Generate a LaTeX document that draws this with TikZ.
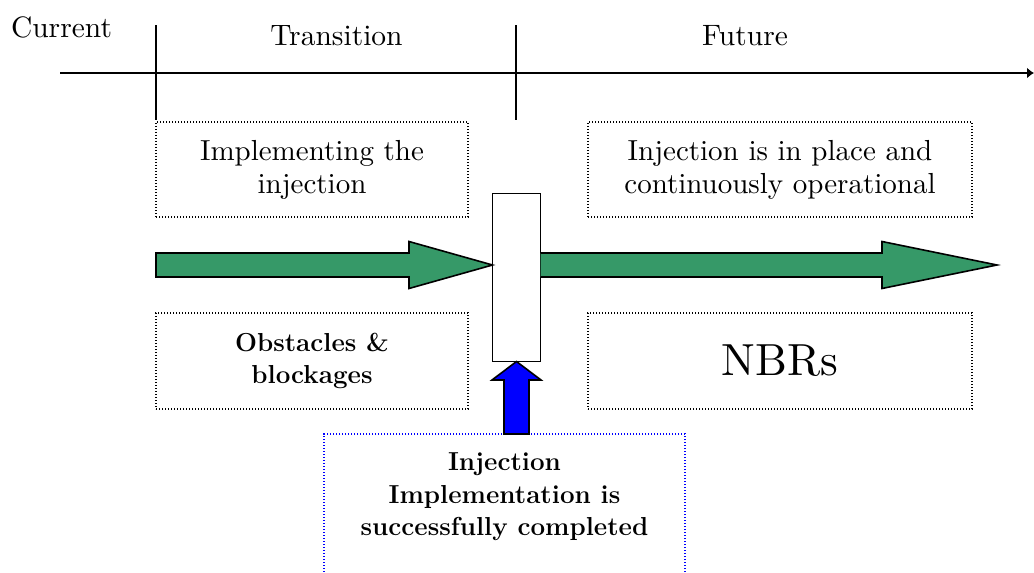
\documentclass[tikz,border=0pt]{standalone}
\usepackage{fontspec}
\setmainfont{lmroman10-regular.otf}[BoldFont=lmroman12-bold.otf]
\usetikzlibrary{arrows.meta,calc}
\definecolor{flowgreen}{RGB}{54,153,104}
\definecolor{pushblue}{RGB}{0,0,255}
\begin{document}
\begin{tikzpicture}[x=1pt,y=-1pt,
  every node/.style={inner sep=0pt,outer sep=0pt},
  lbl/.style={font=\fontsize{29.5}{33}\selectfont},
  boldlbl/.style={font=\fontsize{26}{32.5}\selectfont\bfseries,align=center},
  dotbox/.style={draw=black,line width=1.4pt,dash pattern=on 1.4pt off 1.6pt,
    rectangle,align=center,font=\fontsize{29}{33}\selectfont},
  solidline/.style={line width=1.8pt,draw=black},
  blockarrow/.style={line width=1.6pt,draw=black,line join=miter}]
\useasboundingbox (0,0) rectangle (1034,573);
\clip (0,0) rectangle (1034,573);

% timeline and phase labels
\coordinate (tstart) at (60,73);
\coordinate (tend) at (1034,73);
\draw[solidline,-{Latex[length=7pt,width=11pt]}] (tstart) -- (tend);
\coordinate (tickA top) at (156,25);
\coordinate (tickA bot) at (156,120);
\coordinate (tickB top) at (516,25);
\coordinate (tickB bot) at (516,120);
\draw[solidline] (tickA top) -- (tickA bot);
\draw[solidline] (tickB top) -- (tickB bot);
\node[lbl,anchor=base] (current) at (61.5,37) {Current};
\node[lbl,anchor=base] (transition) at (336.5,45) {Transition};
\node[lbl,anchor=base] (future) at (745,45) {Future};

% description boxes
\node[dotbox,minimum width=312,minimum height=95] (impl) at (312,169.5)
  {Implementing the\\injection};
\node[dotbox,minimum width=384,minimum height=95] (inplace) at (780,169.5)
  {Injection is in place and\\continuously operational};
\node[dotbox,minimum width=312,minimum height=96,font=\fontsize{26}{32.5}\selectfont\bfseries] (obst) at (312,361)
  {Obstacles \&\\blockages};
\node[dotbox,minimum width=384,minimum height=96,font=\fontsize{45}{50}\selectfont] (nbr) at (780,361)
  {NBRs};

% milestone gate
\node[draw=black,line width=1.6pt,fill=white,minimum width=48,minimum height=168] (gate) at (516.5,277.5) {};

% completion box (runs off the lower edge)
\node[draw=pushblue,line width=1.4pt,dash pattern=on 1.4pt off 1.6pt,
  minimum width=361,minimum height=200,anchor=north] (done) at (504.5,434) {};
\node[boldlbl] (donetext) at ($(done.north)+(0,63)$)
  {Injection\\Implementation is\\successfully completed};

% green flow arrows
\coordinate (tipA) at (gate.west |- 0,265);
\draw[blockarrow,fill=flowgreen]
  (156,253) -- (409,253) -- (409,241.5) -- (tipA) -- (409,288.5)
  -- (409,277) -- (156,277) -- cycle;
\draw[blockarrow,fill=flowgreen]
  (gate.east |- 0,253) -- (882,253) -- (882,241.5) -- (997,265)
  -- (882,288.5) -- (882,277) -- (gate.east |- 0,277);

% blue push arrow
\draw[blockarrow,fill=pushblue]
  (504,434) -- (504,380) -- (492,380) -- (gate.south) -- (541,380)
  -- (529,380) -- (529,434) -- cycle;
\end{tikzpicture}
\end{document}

_Task to carry out:_
Emit the lines of the material exactly, from its first line to the line containing "(future) at (745,45)", inclusive; leave every picture out.

_Exercise solution:_
Generate a LaTeX document that draws this with TikZ.
\documentclass[tikz,border=0pt]{standalone}
\usepackage{fontspec}
\setmainfont{lmroman10-regular.otf}[BoldFont=lmroman12-bold.otf]
\usetikzlibrary{arrows.meta,calc}
\definecolor{flowgreen}{RGB}{54,153,104}
\definecolor{pushblue}{RGB}{0,0,255}
\begin{document}
\begin{tikzpicture}[x=1pt,y=-1pt,
  every node/.style={inner sep=0pt,outer sep=0pt},
  lbl/.style={font=\fontsize{29.5}{33}\selectfont},
  boldlbl/.style={font=\fontsize{26}{32.5}\selectfont\bfseries,align=center},
  dotbox/.style={draw=black,line width=1.4pt,dash pattern=on 1.4pt off 1.6pt,
    rectangle,align=center,font=\fontsize{29}{33}\selectfont},
  solidline/.style={line width=1.8pt,draw=black},
  blockarrow/.style={line width=1.6pt,draw=black,line join=miter}]
\useasboundingbox (0,0) rectangle (1034,573);
\clip (0,0) rectangle (1034,573);

% timeline and phase labels
\coordinate (tstart) at (60,73);
\coordinate (tend) at (1034,73);
\draw[solidline,-{Latex[length=7pt,width=11pt]}] (tstart) -- (tend);
\coordinate (tickA top) at (156,25);
\coordinate (tickA bot) at (156,120);
\coordinate (tickB top) at (516,25);
\coordinate (tickB bot) at (516,120);
\draw[solidline] (tickA top) -- (tickA bot);
\draw[solidline] (tickB top) -- (tickB bot);
\node[lbl,anchor=base] (current) at (61.5,37) {Current};
\node[lbl,anchor=base] (transition) at (336.5,45) {Transition};
\node[lbl,anchor=base] (future) at (745,45) {Future};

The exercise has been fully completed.